A thermal convection limit of spiral state in wide-gap spherical Couette flow

TL;DR

This paper investigates the stability and transition of spiral flow states in spherical Couette flow when thermal stratification is introduced, revealing how mechanical and thermal effects influence flow structures and their stability.

Contribution

It demonstrates the homotopy of spiral states from mechanical to thermal systems and identifies mode transitions in spherical harmonics under thermal effects.

Findings

The rotating wave state connects smoothly to thermal stratification systems.

Mode transition from $m=4$ to $l=4$ and $m=3$ in spherical harmonics.
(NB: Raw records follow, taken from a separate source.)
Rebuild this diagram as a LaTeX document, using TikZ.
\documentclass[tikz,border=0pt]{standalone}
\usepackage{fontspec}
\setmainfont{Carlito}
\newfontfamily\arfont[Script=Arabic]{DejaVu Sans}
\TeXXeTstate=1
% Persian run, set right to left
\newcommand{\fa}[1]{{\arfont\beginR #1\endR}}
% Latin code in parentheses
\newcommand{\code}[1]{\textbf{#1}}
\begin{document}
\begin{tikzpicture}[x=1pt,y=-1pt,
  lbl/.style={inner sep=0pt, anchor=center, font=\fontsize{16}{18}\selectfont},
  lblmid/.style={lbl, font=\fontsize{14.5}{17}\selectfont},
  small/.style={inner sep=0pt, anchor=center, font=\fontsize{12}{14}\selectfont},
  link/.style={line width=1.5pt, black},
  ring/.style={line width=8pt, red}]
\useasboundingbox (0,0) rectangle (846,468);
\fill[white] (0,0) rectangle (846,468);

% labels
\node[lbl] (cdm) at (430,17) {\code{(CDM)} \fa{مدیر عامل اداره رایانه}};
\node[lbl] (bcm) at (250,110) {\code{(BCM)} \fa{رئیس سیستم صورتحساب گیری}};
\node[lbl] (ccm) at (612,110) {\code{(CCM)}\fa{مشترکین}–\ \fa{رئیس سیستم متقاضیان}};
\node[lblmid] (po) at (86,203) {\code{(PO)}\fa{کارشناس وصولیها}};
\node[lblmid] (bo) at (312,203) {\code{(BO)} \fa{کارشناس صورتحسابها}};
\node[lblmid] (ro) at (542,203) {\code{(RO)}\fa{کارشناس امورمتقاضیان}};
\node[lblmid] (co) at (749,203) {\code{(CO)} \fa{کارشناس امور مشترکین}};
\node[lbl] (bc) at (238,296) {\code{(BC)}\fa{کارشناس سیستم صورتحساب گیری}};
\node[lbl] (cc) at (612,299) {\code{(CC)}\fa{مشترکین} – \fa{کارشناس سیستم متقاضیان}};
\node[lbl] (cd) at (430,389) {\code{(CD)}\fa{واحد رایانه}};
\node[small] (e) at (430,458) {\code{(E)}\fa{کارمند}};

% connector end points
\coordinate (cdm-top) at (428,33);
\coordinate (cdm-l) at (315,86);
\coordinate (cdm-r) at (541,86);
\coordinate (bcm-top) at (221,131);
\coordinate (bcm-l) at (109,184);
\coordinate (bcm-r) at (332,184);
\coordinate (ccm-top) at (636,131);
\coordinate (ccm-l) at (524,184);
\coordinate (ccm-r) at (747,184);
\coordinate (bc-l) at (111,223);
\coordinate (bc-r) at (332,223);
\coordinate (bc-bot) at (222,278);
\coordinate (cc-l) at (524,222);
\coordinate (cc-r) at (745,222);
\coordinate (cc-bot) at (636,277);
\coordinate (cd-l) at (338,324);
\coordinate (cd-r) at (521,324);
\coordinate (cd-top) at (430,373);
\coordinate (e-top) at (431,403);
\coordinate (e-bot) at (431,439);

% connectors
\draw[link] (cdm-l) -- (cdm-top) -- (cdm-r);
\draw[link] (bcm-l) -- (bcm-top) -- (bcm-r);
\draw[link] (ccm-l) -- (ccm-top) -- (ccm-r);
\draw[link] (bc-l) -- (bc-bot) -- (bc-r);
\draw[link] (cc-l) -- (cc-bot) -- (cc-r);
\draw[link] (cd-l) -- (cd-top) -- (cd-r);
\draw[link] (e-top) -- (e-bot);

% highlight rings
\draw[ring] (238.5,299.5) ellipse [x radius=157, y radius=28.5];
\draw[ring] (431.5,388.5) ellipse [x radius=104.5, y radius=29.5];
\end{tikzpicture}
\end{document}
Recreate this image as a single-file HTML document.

Residual torque and circulation are analyzed at the thermal limit.

Abstract

The symmetries of flow structures are often prescribed by their mechanical instability and geometry. Here, as an example, we present the homotopy of the rotating 3-fold spiral state that is robust in a spherical Couette flow towards the hybrid system with a thermal stratification effect. It has not yet been confirmed that the rotating wave state smoothly connects to the thermal stratification system. Through continuation, the most dangerous mode at a purely spherical Couette flow of $m=4$ modes of spherical harmonics is replaced by $l=4$ and $m=3$ in a purely thermal convective system. For the state obtained at the limit under only the thermal effect, the residual quantities of both the torque to the outer sphere and meridional circulation are discussed in detail.